> **WORK TO DO**:
Exactly as written, retype the listing below, omitting the pictures.

> **DATASET EXTRACT**:
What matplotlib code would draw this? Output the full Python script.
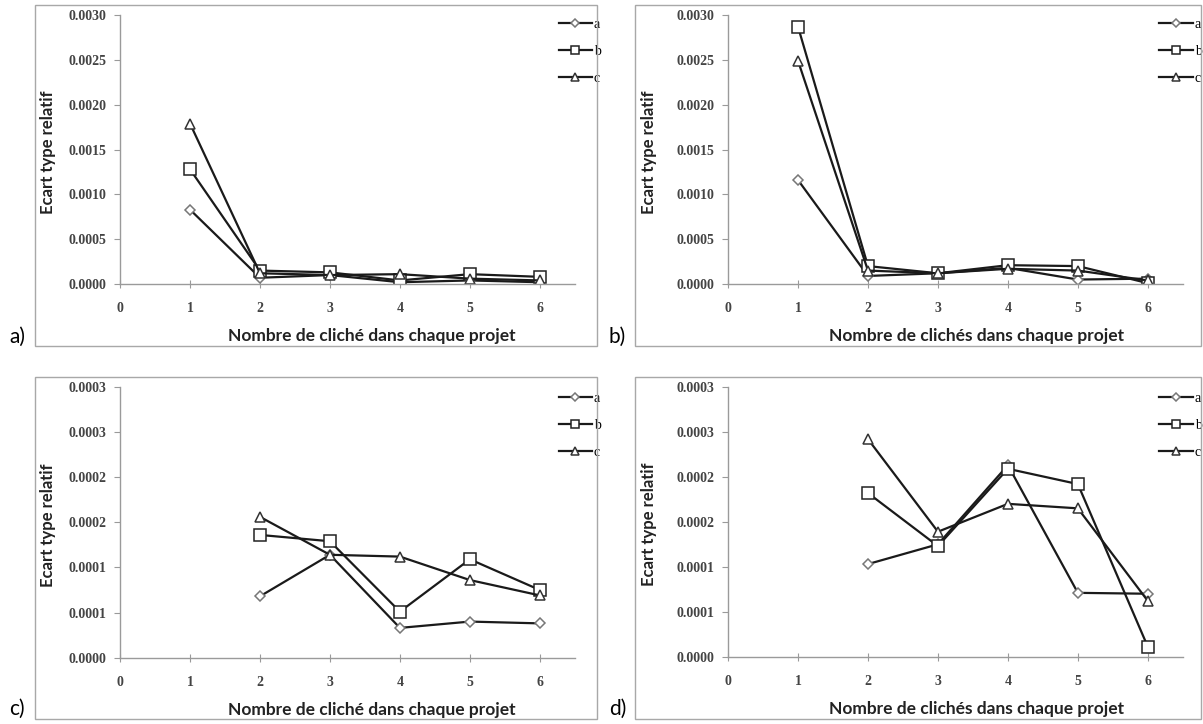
"""Ecart type relatif vs nombre de clichés, four panels a) to d)"""
import matplotlib
matplotlib.use("Agg")
import matplotlib.pyplot as plt
from matplotlib.patches import Rectangle

# data
x_top = [1, 2, 3, 4, 5, 6]
x_bot = [2, 3, 4, 5, 6]

a_a = [0.00083, 0.00007, 0.00010, 0.00002, 0.00004, 0.00002]
a_b = [0.00128, 0.00015, 0.00013, 0.00004, 0.00011, 0.00008]
a_c = [0.00179, 0.00012, 0.00010, 0.00011, 0.00006, 0.00004]

b_a = [0.00116, 0.00009, 0.00012, 0.00018, 0.00005, 0.00006]
b_b = [0.00287, 0.00020, 0.00012, 0.00021, 0.00020, 0.00001]
b_c = [0.00249, 0.00015, 0.00012, 0.00017, 0.00015, 0.00004]

c_a = [0.000068, 0.000114, 0.000033, 0.000040, 0.000038]
c_b = [0.000136, 0.000129, 0.000051, 0.000109, 0.000075]
c_c = [0.000156, 0.000114, 0.000112, 0.000086, 0.000069]

d_a = [0.000103, 0.000125, 0.000213, 0.000071, 0.000070]
d_b = [0.000182, 0.000123, 0.000209, 0.000192, 0.000011]
d_c = [0.000242, 0.000139, 0.000170, 0.000165, 0.000062]

series_names = ["a", "b", "c"]
x_ticks = [0, 1, 2, 3, 4, 5, 6]
yticks_top = [0, 0.0005, 0.0010, 0.0015, 0.0020, 0.0025, 0.0030]
ylabels_top = ["0.0000", "0.0005", "0.0010", "0.0015", "0.0020", "0.0025", "0.0030"]
yticks_bot = [0, 0.00005, 0.0001, 0.00015, 0.0002, 0.00025, 0.0003]
ylabels_bot = ["0.0000", "0.0001", "0.0001", "0.0002", "0.0002", "0.0003", "0.0003"]

xlabel_a = "Nombre de cliché dans chaque projet"
xlabel_b = "Nombre de clichés dans chaque projet"
ylabel = "Ecart type relatif"

fig = plt.figure(figsize=(12.03, 7.24), dpi=100)

markers = [("D", 5.5, "#777777"), ("s", 8, "#222222"), ("^", 7.5, "#333333")]


def draw_panel(rect, frame, xs, ys, yticks, ylabels, xlabel, xlab_x, ylab_x, leg_xy, tag, tag_xy):
    fig.add_artist(Rectangle(frame[:2], frame[2], frame[3], transform=fig.transFigure,
                             fill=False, edgecolor="#a8a8a8", lw=1.0))
    ax = fig.add_axes(rect)
    for vals, name, (m, ms, mec) in zip(ys, series_names, markers):
        ax.plot(xs, vals, color="#1a1a1a", lw=1.6, marker=m, ms=ms,
                mfc="white", mec=mec, mew=1.1, label=name)
    ax.set_xlim(0, 6.5)
    ax.set_ylim(0, yticks[-1])
    ax.set_xticks(x_ticks)
    ax.set_yticks(yticks)
    ax.set_yticklabels(ylabels)
    for s in ["top", "right"]:
        ax.spines[s].set_visible(False)
    for s in ["left", "bottom"]:
        ax.spines[s].set_color("#9a9a9a")
        ax.spines[s].set_linewidth(1.0)
    ax.tick_params(axis="x", direction="inout", length=6, color="#9a9a9a", pad=10,
                   labelsize=10, labelcolor="#444444")
    ax.tick_params(axis="y", direction="out", length=4, color="#9a9a9a", pad=6,
                   labelsize=10, labelcolor="#444444")
    for lab in ax.get_xticklabels() + ax.get_yticklabels():
        lab.set_family("Liberation Serif")
        lab.set_fontweight("bold")
    ax.set_xlabel(xlabel, family="Lato", fontweight="bold", fontsize=12.5, color="#222222")
    ax.xaxis.set_label_coords(xlab_x, -0.165)
    ax.set_ylabel(ylabel, family="Lato", fontweight="bold", fontsize=12, color="#222222")
    ax.yaxis.set_label_coords(ylab_x, 0.49)
    ax.legend(loc="upper left", bbox_to_anchor=leg_xy, bbox_transform=fig.transFigure,
              frameon=False, handlelength=2.4, handletextpad=0.15, markerscale=0.75,
              labelspacing=1.0, borderpad=0, prop={"family": "Liberation Serif", "size": 10})
    fig.text(tag_xy[0], tag_xy[1], tag, family="Lato", fontsize=15, color="black")
    return ax


draw_panel([0.0998, 0.6077, 0.378, 0.3715], (0.029, 0.522, 0.467, 0.471),
           x_top, [a_a, a_b, a_c], yticks_top, ylabels_top, xlabel_a, 0.554, -0.14,
           (0.4585, 0.985), "a)", (0.008, 0.527))
draw_panel([0.6052, 0.6077, 0.378, 0.3715], (0.528, 0.522, 0.470, 0.471),
           x_top, [b_a, b_b, b_c], yticks_top, ylabels_top, xlabel_b, 0.546, -0.157,
           (0.958, 0.985), "b)", (0.506, 0.527))
draw_panel([0.0998, 0.0916, 0.378, 0.374], (0.029, 0.007, 0.467, 0.472),
           x_bot, [c_a, c_b, c_c], yticks_bot, ylabels_bot, xlabel_a, 0.554, -0.14,
           (0.4585, 0.468), "c)", (0.008, 0.012))
draw_panel([0.6052, 0.093, 0.378, 0.3725], (0.528, 0.007, 0.470, 0.472),
           x_bot, [d_a, d_b, d_c], yticks_bot, ylabels_bot, xlabel_b, 0.546, -0.157,
           (0.958, 0.468), "d)", (0.506, 0.012))

fig.savefig("out.png", dpi=100)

> **CORRECT OUTPUT**:
What matplotlib code would draw this? Output the full Python script.
"""Ecart type relatif vs nombre de clichés, four panels a) to d)"""
import matplotlib
matplotlib.use("Agg")
import matplotlib.pyplot as plt
from matplotlib.patches import Rectangle

# data
x_top = [1, 2, 3, 4, 5, 6]
x_bot = [2, 3, 4, 5, 6]

a_a = [0.00083, 0.00007, 0.00010, 0.00002, 0.00004, 0.00002]
a_b = [0.00128, 0.00015, 0.00013, 0.00004, 0.00011, 0.00008]
a_c = [0.00179, 0.00012, 0.00010, 0.00011, 0.00006, 0.00004]

b_a = [0.00116, 0.00009, 0.00012, 0.00018, 0.00005, 0.00006]
b_b = [0.00287, 0.00020, 0.00012, 0.00021, 0.00020, 0.00001]
b_c = [0.00249, 0.00015, 0.00012, 0.00017, 0.00015, 0.00004]

c_a = [0.000068, 0.000114, 0.000033, 0.000040, 0.000038]
c_b = [0.000136, 0.000129, 0.000051, 0.000109, 0.000075]
c_c = [0.000156, 0.000114, 0.000112, 0.000086, 0.000069]

d_a = [0.000103, 0.000125, 0.000213, 0.000071, 0.000070]
d_b = [0.000182, 0.000123, 0.000209, 0.000192, 0.000011]
d_c = [0.000242, 0.000139, 0.000170, 0.000165, 0.000062]

series_names = ["a", "b", "c"]
x_ticks = [0, 1, 2, 3, 4, 5, 6]
yticks_top = [0, 0.0005, 0.0010, 0.0015, 0.0020, 0.0025, 0.0030]
ylabels_top = ["0.0000", "0.0005", "0.0010", "0.0015", "0.0020", "0.0025", "0.0030"]
yticks_bot = [0, 0.00005, 0.0001, 0.00015, 0.0002, 0.00025, 0.0003]
ylabels_bot = ["0.0000", "0.0001", "0.0001", "0.0002", "0.0002", "0.0003", "0.0003"]

xlabel_a = "Nombre de cliché dans chaque projet"
xlabel_b = "Nombre de clichés dans chaque projet"
ylabel = "Ecart type relatif"

fig = plt.figure(figsize=(12.03, 7.24), dpi=100)

markers = [("D", 5.5, "#777777"), ("s", 8, "#222222"), ("^", 7.5, "#333333")]


def draw_panel(rect, frame, xs, ys, yticks, ylabels, xlabel, xlab_x, ylab_x, leg_xy, tag, tag_xy):
    fig.add_artist(Rectangle(frame[:2], frame[2], frame[3], transform=fig.transFigure,
                             fill=False, edgecolor="#a8a8a8", lw=1.0))
    ax = fig.add_axes(rect)
    for vals, name, (m, ms, mec) in zip(ys, series_names, markers):
        ax.plot(xs, vals, color="#1a1a1a", lw=1.6, marker=m, ms=ms,
                mfc="white", mec=mec, mew=1.1, label=name)
    ax.set_xlim(0, 6.5)
    ax.set_ylim(0, yticks[-1])
    ax.set_xticks(x_ticks)
    ax.set_yticks(yticks)
    ax.set_yticklabels(ylabels)
    for s in ["top", "right"]:
        ax.spines[s].set_visible(False)
    for s in ["left", "bottom"]:
        ax.spines[s].set_color("#9a9a9a")
        ax.spines[s].set_linewidth(1.0)
    ax.tick_params(axis="x", direction="inout", length=6, color="#9a9a9a", pad=10,
                   labelsize=10, labelcolor="#444444")
    ax.tick_params(axis="y", direction="out", length=4, color="#9a9a9a", pad=6,
                   labelsize=10, labelcolor="#444444")
    for lab in ax.get_xticklabels() + ax.get_yticklabels():
        lab.set_family("Liberation Serif")
        lab.set_fontweight("bold")
    ax.set_xlabel(xlabel, family="Lato", fontweight="bold", fontsize=12.5, color="#222222")
    ax.xaxis.set_label_coords(xlab_x, -0.165)
    ax.set_ylabel(ylabel, family="Lato", fontweight="bold", fontsize=12, color="#222222")
    ax.yaxis.set_label_coords(ylab_x, 0.49)
    ax.legend(loc="upper left", bbox_to_anchor=leg_xy, bbox_transform=fig.transFigure,
              frameon=False, handlelength=2.4, handletextpad=0.15, markerscale=0.75,
              labelspacing=1.0, borderpad=0, prop={"family": "Liberation Serif", "size": 10})
    fig.text(tag_xy[0], tag_xy[1], tag, family="Lato", fontsize=15, color="black")
    return ax


draw_panel([0.0998, 0.6077, 0.378, 0.3715], (0.029, 0.522, 0.467, 0.471),
           x_top, [a_a, a_b, a_c], yticks_top, ylabels_top, xlabel_a, 0.554, -0.14,
           (0.4585, 0.985), "a)", (0.008, 0.527))
draw_panel([0.6052, 0.6077, 0.378, 0.3715], (0.528, 0.522, 0.470, 0.471),
           x_top, [b_a, b_b, b_c], yticks_top, ylabels_top, xlabel_b, 0.546, -0.157,
           (0.958, 0.985), "b)", (0.506, 0.527))
draw_panel([0.0998, 0.0916, 0.378, 0.374], (0.029, 0.007, 0.467, 0.472),
           x_bot, [c_a, c_b, c_c], yticks_bot, ylabels_bot, xlabel_a, 0.554, -0.14,
           (0.4585, 0.468), "c)", (0.008, 0.012))
draw_panel([0.6052, 0.093, 0.378, 0.3725], (0.528, 0.007, 0.470, 0.472),
           x_bot, [d_a, d_b, d_c], yticks_bot, ylabels_bot, xlabel_b, 0.546, -0.157,
           (0.958, 0.468), "d)", (0.506, 0.012))

fig.savefig("out.png", dpi=100)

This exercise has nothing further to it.